Agricultural University of Plovdiv
- Type: Public
- Established: 1945
- Rector: Boryana Ivanova PhD
- Location: Plovdiv, Bulgaria
- Campus: Urban;
- Website: www.au-plovdiv.bg/en/

= Agricultural University of Plovdiv =

Agricultural science university in Plovdiv, Bulgaria

The Agricultural University of Plovdiv is a university in Plovdiv, Bulgaria

==History==
The Agricultural University of Plovdiv was founded in 1945 in the city of Plovdiv, Bulgaria. It has strengthened its positions as a national centre of agricultural science and education in Bulgaria.

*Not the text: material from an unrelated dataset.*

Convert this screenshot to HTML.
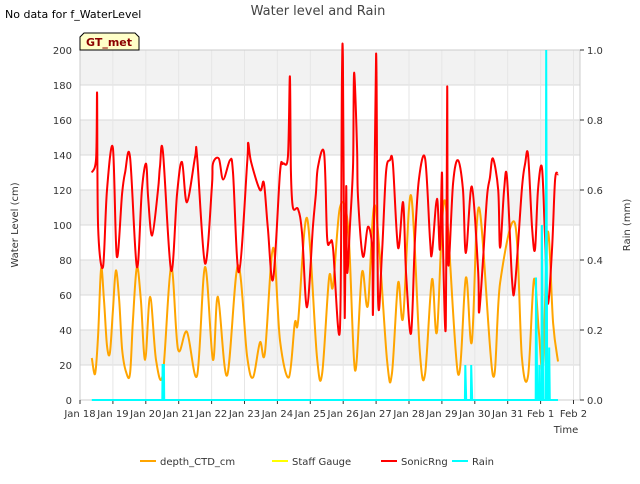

In 2006 the National Evaluation and Accreditation Agency awarded the Agricultural University – Plovdiv with an institutional accreditation and the highest grade of "Very Good". The Institution provides training for three academic degrees – Bachelor, Master and PhD. Foreign applicants who have completed the Preparatory training in Bulgarian language may study in Plovdiv.

The university has the faculties:
- Faculty of Agriculture
- Faculty of Horticulture and Wine
- Faculty of Crop Protection and Agroecology
- Faculty of Economics
- As well as the departments for language training, physical education and sports technology

The university is a member of the Balkan Universities Network, which includes select universities in Albania, Bosnia-Herzegovina, Bulgaria, Greece, Kosovo, Croatia, Romania, Serbia, Slovenia, Turkey, North Macedonia, Moldova, and Montenegro.